§ **Required work**:
Images are not part of the copy; transcribe all the data exactly.

§ **Material provided**:

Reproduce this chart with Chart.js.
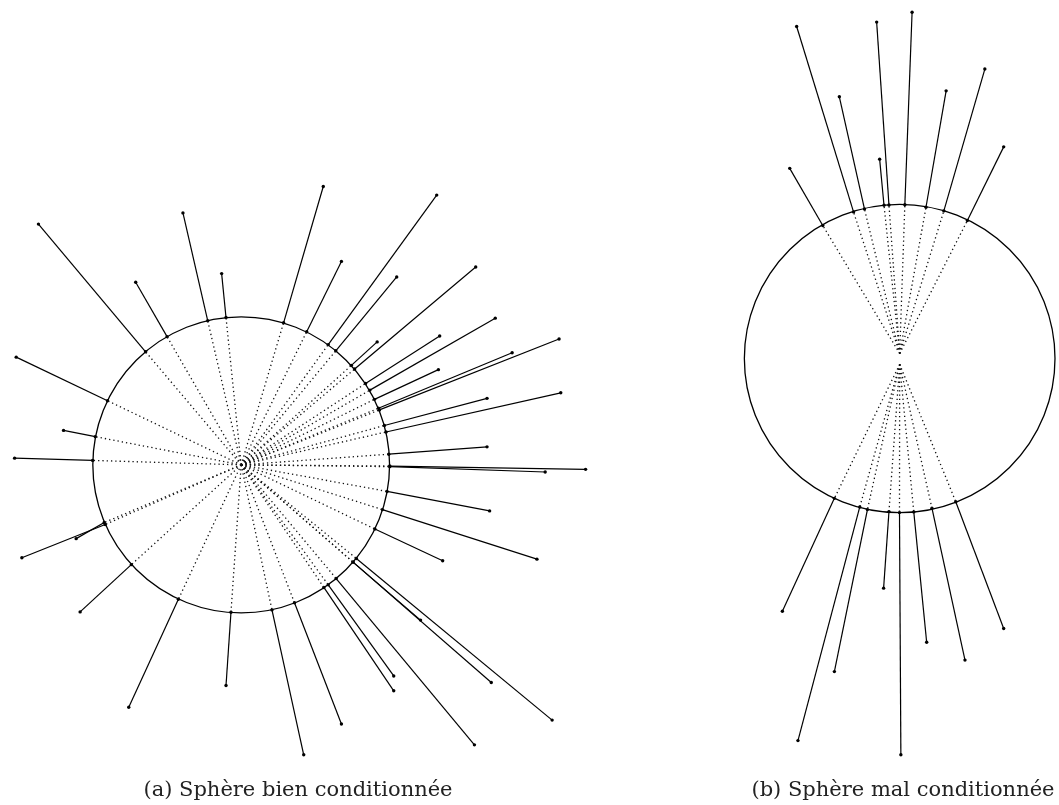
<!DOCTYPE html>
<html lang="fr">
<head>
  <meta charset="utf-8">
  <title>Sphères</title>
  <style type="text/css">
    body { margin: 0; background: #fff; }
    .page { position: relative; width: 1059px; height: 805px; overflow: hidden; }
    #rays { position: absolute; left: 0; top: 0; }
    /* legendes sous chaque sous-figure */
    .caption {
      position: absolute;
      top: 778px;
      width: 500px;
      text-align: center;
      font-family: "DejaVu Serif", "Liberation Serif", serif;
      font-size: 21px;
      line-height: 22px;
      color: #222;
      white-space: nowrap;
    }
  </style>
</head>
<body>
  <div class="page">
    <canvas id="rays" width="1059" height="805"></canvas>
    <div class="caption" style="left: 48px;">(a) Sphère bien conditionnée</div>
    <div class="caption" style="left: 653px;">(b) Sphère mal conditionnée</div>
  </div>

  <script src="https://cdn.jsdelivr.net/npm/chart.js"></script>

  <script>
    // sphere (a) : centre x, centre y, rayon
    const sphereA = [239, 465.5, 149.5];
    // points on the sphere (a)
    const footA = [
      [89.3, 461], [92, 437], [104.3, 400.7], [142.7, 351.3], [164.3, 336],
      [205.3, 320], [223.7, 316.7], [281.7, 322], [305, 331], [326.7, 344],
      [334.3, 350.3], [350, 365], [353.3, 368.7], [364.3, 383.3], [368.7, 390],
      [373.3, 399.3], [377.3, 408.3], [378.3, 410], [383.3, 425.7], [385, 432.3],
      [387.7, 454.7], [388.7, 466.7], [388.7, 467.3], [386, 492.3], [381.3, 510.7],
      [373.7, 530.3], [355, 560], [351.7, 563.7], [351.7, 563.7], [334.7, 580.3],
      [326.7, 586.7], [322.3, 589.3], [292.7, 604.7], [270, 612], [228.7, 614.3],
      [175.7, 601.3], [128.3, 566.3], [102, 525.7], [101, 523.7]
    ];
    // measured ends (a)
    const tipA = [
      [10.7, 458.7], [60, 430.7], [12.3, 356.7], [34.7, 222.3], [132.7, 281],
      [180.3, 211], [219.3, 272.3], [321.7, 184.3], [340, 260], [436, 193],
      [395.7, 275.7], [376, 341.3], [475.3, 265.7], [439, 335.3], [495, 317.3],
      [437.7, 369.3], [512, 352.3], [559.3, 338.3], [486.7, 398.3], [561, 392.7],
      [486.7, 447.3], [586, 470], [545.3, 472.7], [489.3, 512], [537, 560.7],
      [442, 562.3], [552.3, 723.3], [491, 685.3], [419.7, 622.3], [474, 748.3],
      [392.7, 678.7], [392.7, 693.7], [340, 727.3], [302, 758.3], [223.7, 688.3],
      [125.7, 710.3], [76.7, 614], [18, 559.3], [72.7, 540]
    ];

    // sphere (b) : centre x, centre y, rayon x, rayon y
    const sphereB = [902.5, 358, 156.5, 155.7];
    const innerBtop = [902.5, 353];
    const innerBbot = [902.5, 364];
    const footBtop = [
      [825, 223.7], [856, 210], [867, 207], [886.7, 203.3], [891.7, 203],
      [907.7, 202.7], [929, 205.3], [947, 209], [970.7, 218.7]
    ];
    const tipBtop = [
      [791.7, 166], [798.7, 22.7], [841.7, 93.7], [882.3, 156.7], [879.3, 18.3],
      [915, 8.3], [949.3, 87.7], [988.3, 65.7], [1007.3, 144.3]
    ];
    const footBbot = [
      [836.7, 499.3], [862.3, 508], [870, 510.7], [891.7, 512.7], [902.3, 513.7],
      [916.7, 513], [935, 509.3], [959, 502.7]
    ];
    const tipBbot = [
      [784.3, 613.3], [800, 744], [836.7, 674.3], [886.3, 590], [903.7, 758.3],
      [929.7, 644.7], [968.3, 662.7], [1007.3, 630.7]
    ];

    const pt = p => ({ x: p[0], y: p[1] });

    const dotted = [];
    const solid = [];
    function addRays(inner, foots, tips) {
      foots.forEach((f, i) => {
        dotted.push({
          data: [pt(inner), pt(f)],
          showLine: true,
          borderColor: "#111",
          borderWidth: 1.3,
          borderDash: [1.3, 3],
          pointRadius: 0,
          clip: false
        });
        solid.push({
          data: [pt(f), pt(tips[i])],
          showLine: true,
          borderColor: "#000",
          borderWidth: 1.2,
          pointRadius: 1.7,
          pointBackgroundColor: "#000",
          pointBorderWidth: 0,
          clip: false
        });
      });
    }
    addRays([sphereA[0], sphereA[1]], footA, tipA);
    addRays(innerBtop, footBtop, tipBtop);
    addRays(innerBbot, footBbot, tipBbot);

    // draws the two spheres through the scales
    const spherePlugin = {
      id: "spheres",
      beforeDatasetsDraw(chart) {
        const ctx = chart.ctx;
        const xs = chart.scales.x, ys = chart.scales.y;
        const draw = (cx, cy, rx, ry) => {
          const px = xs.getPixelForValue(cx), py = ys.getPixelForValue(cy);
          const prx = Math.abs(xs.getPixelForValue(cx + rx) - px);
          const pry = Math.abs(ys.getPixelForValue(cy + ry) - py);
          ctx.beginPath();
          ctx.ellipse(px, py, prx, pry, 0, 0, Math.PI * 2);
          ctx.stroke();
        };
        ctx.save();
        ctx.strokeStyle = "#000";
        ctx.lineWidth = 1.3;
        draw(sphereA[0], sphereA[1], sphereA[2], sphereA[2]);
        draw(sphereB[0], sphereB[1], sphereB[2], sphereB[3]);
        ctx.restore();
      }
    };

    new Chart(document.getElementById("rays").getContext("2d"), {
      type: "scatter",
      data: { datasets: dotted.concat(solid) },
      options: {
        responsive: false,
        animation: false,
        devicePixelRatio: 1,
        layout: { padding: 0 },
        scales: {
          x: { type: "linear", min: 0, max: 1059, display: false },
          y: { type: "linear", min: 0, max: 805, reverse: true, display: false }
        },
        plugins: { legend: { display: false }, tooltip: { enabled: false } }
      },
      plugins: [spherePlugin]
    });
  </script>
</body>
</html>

§ **Answer for the task**:
Reproduce this chart with Chart.js.
<!DOCTYPE html>
<html lang="fr">
<head>
  <meta charset="utf-8">
  <title>Sphères</title>
  <style type="text/css">
    body { margin: 0; background: #fff; }
    .page { position: relative; width: 1059px; height: 805px; overflow: hidden; }
    #rays { position: absolute; left: 0; top: 0; }
    /* legendes sous chaque sous-figure */
    .caption {
      position: absolute;
      top: 778px;
      width: 500px;
      text-align: center;
      font-family: "DejaVu Serif", "Liberation Serif", serif;
      font-size: 21px;
      line-height: 22px;
      color: #222;
      white-space: nowrap;
    }
  </style>
</head>
<body>
  <div class="page">
    <canvas id="rays" width="1059" height="805"></canvas>
    <div class="caption" style="left: 48px;">(a) Sphère bien conditionnée</div>
    <div class="caption" style="left: 653px;">(b) Sphère mal conditionnée</div>
  </div>

  <script src="https://cdn.jsdelivr.net/npm/chart.js"></script>

  <script>
    // sphere (a) : centre x, centre y, rayon
    const sphereA = [239, 465.5, 149.5];
    // points on the sphere (a)
    const footA = [
      [89.3, 461], [92, 437], [104.3, 400.7], [142.7, 351.3], [164.3, 336],
      [205.3, 320], [223.7, 316.7], [281.7, 322], [305, 331], [326.7, 344],
      [334.3, 350.3], [350, 365], [353.3, 368.7], [364.3, 383.3], [368.7, 390],
      [373.3, 399.3], [377.3, 408.3], [378.3, 410], [383.3, 425.7], [385, 432.3],
      [387.7, 454.7], [388.7, 466.7], [388.7, 467.3], [386, 492.3], [381.3, 510.7],
      [373.7, 530.3], [355, 560], [351.7, 563.7], [351.7, 563.7], [334.7, 580.3],
      [326.7, 586.7], [322.3, 589.3], [292.7, 604.7], [270, 612], [228.7, 614.3],
      [175.7, 601.3], [128.3, 566.3], [102, 525.7], [101, 523.7]
    ];
    // measured ends (a)
    const tipA = [
      [10.7, 458.7], [60, 430.7], [12.3, 356.7], [34.7, 222.3], [132.7, 281],
      [180.3, 211], [219.3, 272.3], [321.7, 184.3], [340, 260], [436, 193],
      [395.7, 275.7], [376, 341.3], [475.3, 265.7], [439, 335.3], [495, 317.3],
      [437.7, 369.3], [512, 352.3], [559.3, 338.3], [486.7, 398.3], [561, 392.7],
      [486.7, 447.3], [586, 470], [545.3, 472.7], [489.3, 512], [537, 560.7],
      [442, 562.3], [552.3, 723.3], [491, 685.3], [419.7, 622.3], [474, 748.3],
      [392.7, 678.7], [392.7, 693.7], [340, 727.3], [302, 758.3], [223.7, 688.3],
      [125.7, 710.3], [76.7, 614], [18, 559.3], [72.7, 540]
    ];

    // sphere (b) : centre x, centre y, rayon x, rayon y
    const sphereB = [902.5, 358, 156.5, 155.7];
    const innerBtop = [902.5, 353];
    const innerBbot = [902.5, 364];
    const footBtop = [
      [825, 223.7], [856, 210], [867, 207], [886.7, 203.3], [891.7, 203],
      [907.7, 202.7], [929, 205.3], [947, 209], [970.7, 218.7]
    ];
    const tipBtop = [
      [791.7, 166], [798.7, 22.7], [841.7, 93.7], [882.3, 156.7], [879.3, 18.3],
      [915, 8.3], [949.3, 87.7], [988.3, 65.7], [1007.3, 144.3]
    ];
    const footBbot = [
      [836.7, 499.3], [862.3, 508], [870, 510.7], [891.7, 512.7], [902.3, 513.7],
      [916.7, 513], [935, 509.3], [959, 502.7]
    ];
    const tipBbot = [
      [784.3, 613.3], [800, 744], [836.7, 674.3], [886.3, 590], [903.7, 758.3],
      [929.7, 644.7], [968.3, 662.7], [1007.3, 630.7]
    ];

    const pt = p => ({ x: p[0], y: p[1] });

    const dotted = [];
    const solid = [];
    function addRays(inner, foots, tips) {
      foots.forEach((f, i) => {
        dotted.push({
          data: [pt(inner), pt(f)],
          showLine: true,
          borderColor: "#111",
          borderWidth: 1.3,
          borderDash: [1.3, 3],
          pointRadius: 0,
          clip: false
        });
        solid.push({
          data: [pt(f), pt(tips[i])],
          showLine: true,
          borderColor: "#000",
          borderWidth: 1.2,
          pointRadius: 1.7,
          pointBackgroundColor: "#000",
          pointBorderWidth: 0,
          clip: false
        });
      });
    }
    addRays([sphereA[0], sphereA[1]], footA, tipA);
    addRays(innerBtop, footBtop, tipBtop);
    addRays(innerBbot, footBbot, tipBbot);

    // draws the two spheres through the scales
    const spherePlugin = {
      id: "spheres",
      beforeDatasetsDraw(chart) {
        const ctx = chart.ctx;
        const xs = chart.scales.x, ys = chart.scales.y;
        const draw = (cx, cy, rx, ry) => {
          const px = xs.getPixelForValue(cx), py = ys.getPixelForValue(cy);
          const prx = Math.abs(xs.getPixelForValue(cx + rx) - px);
          const pry = Math.abs(ys.getPixelForValue(cy + ry) - py);
          ctx.beginPath();
          ctx.ellipse(px, py, prx, pry, 0, 0, Math.PI * 2);
          ctx.stroke();
        };
        ctx.save();
        ctx.strokeStyle = "#000";
        ctx.lineWidth = 1.3;
        draw(sphereA[0], sphereA[1], sphereA[2], sphereA[2]);
        draw(sphereB[0], sphereB[1], sphereB[2], sphereB[3]);
        ctx.restore();
      }
    };

    new Chart(document.getElementById("rays").getContext("2d"), {
      type: "scatter",
      data: { datasets: dotted.concat(solid) },
      options: {
        responsive: false,
        animation: false,
        devicePixelRatio: 1,
        layout: { padding: 0 },
        scales: {
          x: { type: "linear", min: 0, max: 1059, display: false },
          y: { type: "linear", min: 0, max: 805, reverse: true, display: false }
        },
        plugins: { legend: { display: false }, tooltip: { enabled: false } }
      },
      plugins: [spherePlugin]
    });
  </script>
</body>
</html>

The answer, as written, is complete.